Il vécut ainsi pendant quarante ans, semblable à une ombre inoffensive. Établi à Tubingue dans la maison d’un ébéniste, il faisait souvent de la musique, jouait du clavecin ou de la flûte, répétant sans se lasser pendant de longues heures quelque thème simple et mélancolique, sur lequel il se livrait à d’interminables variations. D’étranges échos des événemens passés ou des amitiés d’autrefois, surtout de cette passion pour la Grèce qui avait été pour ainsi dire tout son génie, semblaient résonner en lui de loin en loin. Un jour qu’il revenait de cueillir des prunes dans le jardin de l’ébéniste, il rencontra sur la route le professeur Conz, son ancien camarade, qui lui souhaita le bonjour en l’appelant « monsieur le licencié. » Comme ce titre avait fâché Hœlderlin, Conz, tirant un livre de sa poche, le lui montra ; c’était un Homère. « Vous voyez, lui dit-il, j’ai toujours avec moi notre vieil ami. » Hœlderlin prit le livre, y chercha vivement un passage qu’il se fit lire et qu’il parut écouter avec ravissement ; deux jours après, il eut un de ses plus violens accès.
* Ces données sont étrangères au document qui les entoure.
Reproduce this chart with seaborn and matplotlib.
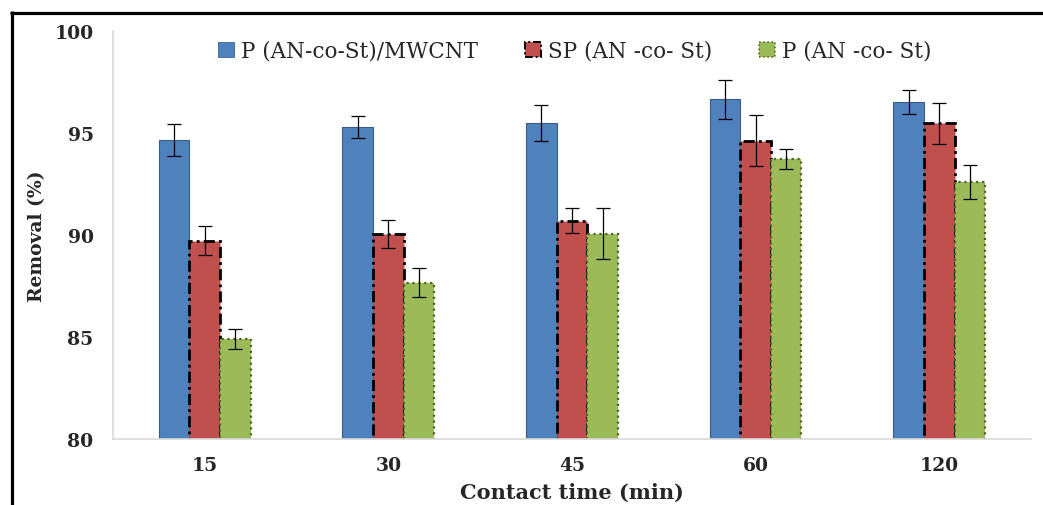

Une autre fois, ayant trouvé dans l’atelier de l’ébéniste le dessin d’un temple grec, il demanda au patron de lui en faire un en bois. « Je travaille pour gagner mon pain, dit l’ébéniste ; je n’ai, pas le bonheur de vivre à rien faire, en philosophe, comme M. Hœlderlin. » — « Ah ! Hœlderlin, dit celui-ci, est pourtant un pauvre homme. » Et, prenant un crayon, il traça sur une planche un quatrain qui disait :


Les lignes de la vie sont différentes, — comme les sentiers sur la terre et les contours des monts ; — ce que nous sommes ici-bas, un Dieu l’achève ailleurs, — Il y met l’harmonie et l’éternelle paix.